Visitors to the Fort Worth Zoo are cooing over the new baby one-horned rhinoceros born there on August 16.

The 110-pound baby was born with wrinkled, armored skin and is “a spunky thing who likes to trot just a little ahead of mother,” according to the Fort Worth Star-Telegram‘s Chris Vaughn, who laid out the baby’s backstory:

In May 1990, two young greater one-horned rhinoceroses arrived at the Fort Worth Zoo in handmade wooden crates, a gift from the King of Nepal at the request of the Bass family.

Arun, the male, and Aarati, the female, had been captured in the wild by a Nepali wildlife conservationist who wanted the animals in safety as a hedge against extinction. The zoo tried for years to breed the unrelated pair because of their genetic importance, but for a variety of reasons, it never happened.

Years went by, and Aarati died of medical problems.

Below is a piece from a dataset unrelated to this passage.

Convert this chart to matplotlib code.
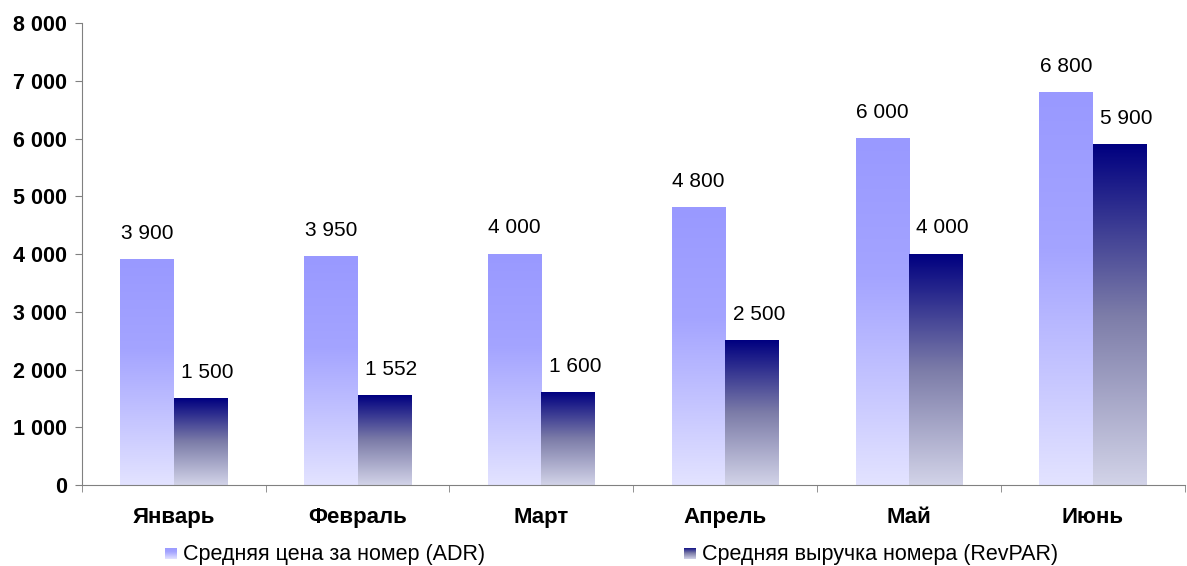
import numpy as np
import matplotlib.pyplot as plt
from matplotlib.colors import LinearSegmentedColormap
from matplotlib.ticker import FuncFormatter

plt.rcParams['font.family'] = ['Liberation Sans', 'DejaVu Sans']

months = ['Январь', 'Февраль', 'Март', 'Апрель', 'Май', 'Июнь']
adr = [3900, 3950, 4000, 4800, 6000, 6800]
revpar = [1500, 1552, 1600, 2500, 4000, 5900]
series_names = ['Средняя цена за номер (ADR)', 'Средняя выручка номера (RevPAR)']

# gradients: index 0 = bottom, 1 = top
cmap_adr = LinearSegmentedColormap.from_list(
    'adr', [(0, '#E3E3FF'), (0.6, '#A4A4FF'), (1, '#9999FF')])
cmap_rev = LinearSegmentedColormap.from_list(
    'rev', [(0, '#D2D3E8'), (0.5, '#7C7CA8'), (1, '#000080')])

def fmt(v):
    return '{:,}'.format(int(v)).replace(',', ' ')

fig = plt.figure(figsize=(11.87, 5.66), dpi=100)
ax = fig.add_axes([0.069, 0.143, 0.929, 0.816])

x = np.arange(len(months))
w = 0.29
grad = np.linspace(0, 1, 256).reshape(-1, 1)

for vals, off, cmap, dx in [(adr, -w / 2, cmap_adr, 0), (revpar, w / 2, cmap_rev, 5)]:
    bars = ax.bar(x + off, vals, w, color='none', edgecolor='none')
    for b, v in zip(bars, vals):
        x0 = b.get_x()
        ax.imshow(grad, extent=(x0, x0 + w, 0, v), origin='lower',
                  aspect='auto', cmap=cmap, zorder=2)
        ax.annotate(fmt(v), (x0 + w / 2, v), xytext=(dx, 12),
                    textcoords='offset points', ha='center', va='bottom',
                    fontsize=15)

ax.set_xlim(-0.5, len(months) - 0.5)
ax.set_ylim(0, 8000)
ax.set_yticks(np.arange(0, 8001, 1000))
ax.yaxis.set_major_formatter(FuncFormatter(lambda v, p: fmt(v)))
for lab in ax.get_yticklabels():
    lab.set_fontweight('bold')
ax.tick_params(axis='y', labelsize=15.5, length=5, color='#808080', pad=6)

ax.set_xticks(x)
ax.set_xticklabels(months, fontsize=16, fontweight='bold')
ax.set_xticks(np.arange(-0.5, len(months), 1), minor=True)
ax.tick_params(axis='x', which='major', length=0, pad=16)
ax.tick_params(axis='x', which='minor', length=5, color='#808080')

for s in ['top', 'right']:
    ax.spines[s].set_visible(False)
for s in ['left', 'bottom']:
    ax.spines[s].set_color('#808080')

# legend
for (lx, name, cmap) in [(0.139, series_names[0], cmap_adr),
                         (0.576, series_names[1], cmap_rev)]:
    sq = fig.add_axes([lx, 0.012, 0.0093, 0.0195])
    sq.imshow(grad, origin='lower', aspect='auto', cmap=cmap)
    sq.axis('off')
    fig.text(lx + 0.0155, 0.021, name, fontsize=15.5, va='center', ha='left')

fig.savefig('out.png', dpi=100)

The zoo finally got its wish in the spring of 2011. Arun impregnated another female, Shanti, on loan from the San Francisco Zoo. That baby was born Aug. 16 (yes, gestation was 16 months long) and introduced to zoo visitors Thursday, a 110-pound miniature version of her 25-year-old mother and 23-year-old father.

But Arun is not a very involved father. (In his defense, rhinos never are.) “Papa could care less” zoo director Michael Fouraker told Vaughn.

Joy Tipping of the Dallas Morning News gushed over the new arrival: “Personally, I’m enchanted with the little girl’s ears. So perky,” she wrote.

Members of the public can vote on a name for the baby on zoo’s Facebook page through September 20. Voters are given the option of choosing Asha, Baka, Chori, Kumari, or Maja.

Vaughn points out that the Fort Worth Zoo has also bred white rhinos and black rhinos, endangered and critically endangered species respectively. One-horned rhinos, native to India and Nepal, are listed as vulnerable. Only 2,913 individuals remain in the wild, according to the World Wildlife Federation, up from 600 in 1975.